Chancellor Penny Rue even voiced the opinion that having current students take on the SHIP debt singlehandedly would be unfair. As for how these debts were accumulated, UCSD simply offered SHIP premiums for too low a price to begin with. In 2001, UCSD switched to SHIP from its own student health insurance plan — a move that Campus-wide Senator Matt Mayeda told the Guardian was a direct consequence of pressures from UCOP to join. At the time, SHIP premiums seemed outstandingly cheap. This is precisely because they were cheap — far too cheap, in fact.

This isn’t the first time UCSD has paved a road to debt with good intentions. The SHIP deficit is particularly aggravating given that we’re facing a very similar problem with UCSD transportation services. After accumulating over $2.1 million in debt this year alone, UCSD transportation services are now attempting to offset the damages. Now, parking rates have increased, and instead of receiving a free bus zone sticker at the beginning of the year, students will have to pay $36 per month to ride the busses. This massive increase has left many students furious, and organizations like the anti-transportation fee group Project Sumo are being formed in protest. It is more than likely that the changes in SHIP could elicit a similar student reaction, and the last thing UCSD needs is more campus protests.
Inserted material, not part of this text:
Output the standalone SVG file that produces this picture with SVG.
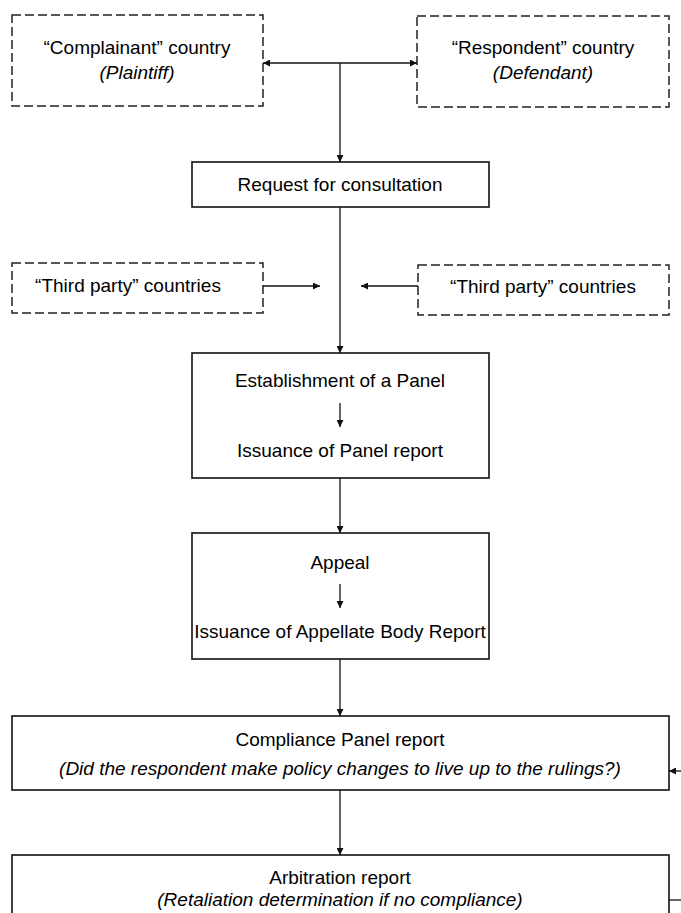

The bottom line is that students would have willingly paid more at the onset (both for SHIP and bus transportation), but the endless bait-and-switch of pricing is both frustrating and unfair. UCSD needs to learn that, despite the good intentions, offering students cheap alternatives that are convenient yet ill-planned and fiscally irresponsible will inevitably result in serious financial problems and a subsequent blow to campus morale.